For decades, workers’ decisions on whether to unionize have been expressed in secret-ballot elections supervised by the National Labor Relations Board. At stake in the presidential campaign is whether to do away with that process — by passing a misnamed bill called the Employee Free Choice Act.
Unfortunately, the issue hasn’t drawn much attention even though the candidates hold opposite positions. Barack Obama is in favor of the bill. John McCain is against. No doubt McCain has avoided raising the issue for fear of alienating supporters who happen to be union members. But polls consistently show overwhelming opposition to the measure.
Under the Employee Free Choice Act, a workplace could be unionized if union organizers persuade a majority of the workers to sign cards to that effect. Once that happens, there would be no need for an election in which workers express their views in private.
Even George McGovern, the Democratic presidential nominee in 1972, has come out against the idea. “We cannot be a party that strips working Americans of the right to a secret-ballot election,” McGovern wrote in a Wall Street Journal article. “We are the party that has always defended the rights of the working class. To fail to ensure the right to vote free of intimidation and coercion from all sides would be a betrayal of what we have always championed.”

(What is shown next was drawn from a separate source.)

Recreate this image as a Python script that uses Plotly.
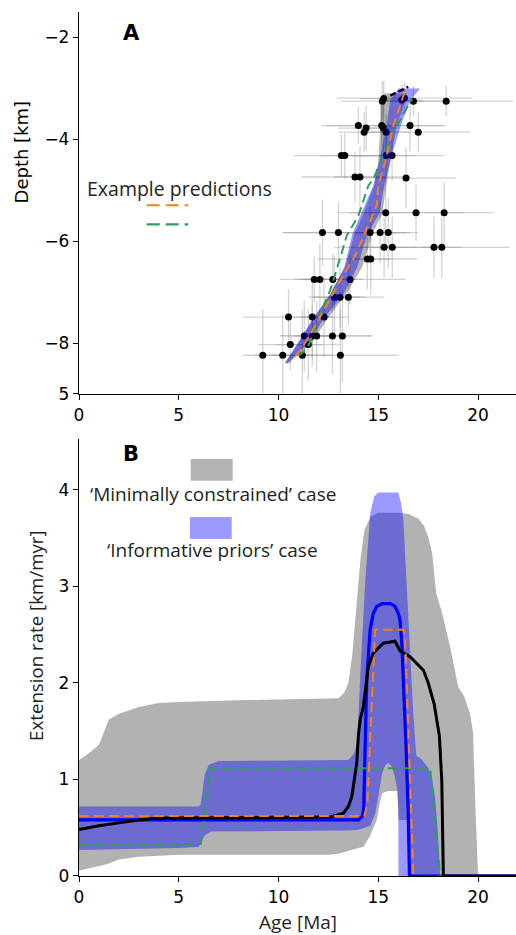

Certainly, some companies have such lousy labor relations that they deserve to deal with unions. But given the opportunity for face-to-face intimidation and pressure, EFCA — also called the card-check bill — would greatly increase the number of union shops in the country, retarding economic growth.
It’s no accident that many of the innovations we take for granted today largely arose from companies that were not unionized. Unions oppose technological changes that upset the status quo. They seek to keep work confined within existing categories. They undermine productivity, the source of rising living standards.
As blogger Mickey Kaus aptly put it, unions are “engines of adversarial bureaucracy and the mainspring of the wage-price spiral.”
The card-check bill would open workers to peer pressure from their fellow employees or intimidation by union organizers.
If EFCA ended at card-check, it would be bad enough. But the bill also mandates binding arbitration if union and management fail to agree on an initial contract. Coming up with an initial contract often takes many months. The bill, however, would give the two sides only 90 days.
When the clock runs out, federal officials would be called in to mediate. If mediation fails, the dispute would go to binding arbitration, a process that would drastically tip the balance in favor of labor. Instead of bargaining in good faith, union negotiators could simply wait out the 90 days, knowing they’ll probably get a better deal from arbitrators with no stake in the future of the business.
Card-check passed in the House in 2007 after the Democrats took over, but stalled in the Senate. If the coming election is a worse-than-expected disaster for Republicans, and Democrats pick up six or seven seats in the Senate, making filibusters impossible, the card-check bill could become a reality.
This is one more reason why I think Obama is not right for the presidency. With the next Congress expected to be even more Democratic and liberal than the current one, a president from the opposing party — McCain — is needed to balance the worst instincts of the congressional majority.
Given the stakes involved, it’s a shame this issue hasn’t been aired more thoroughly.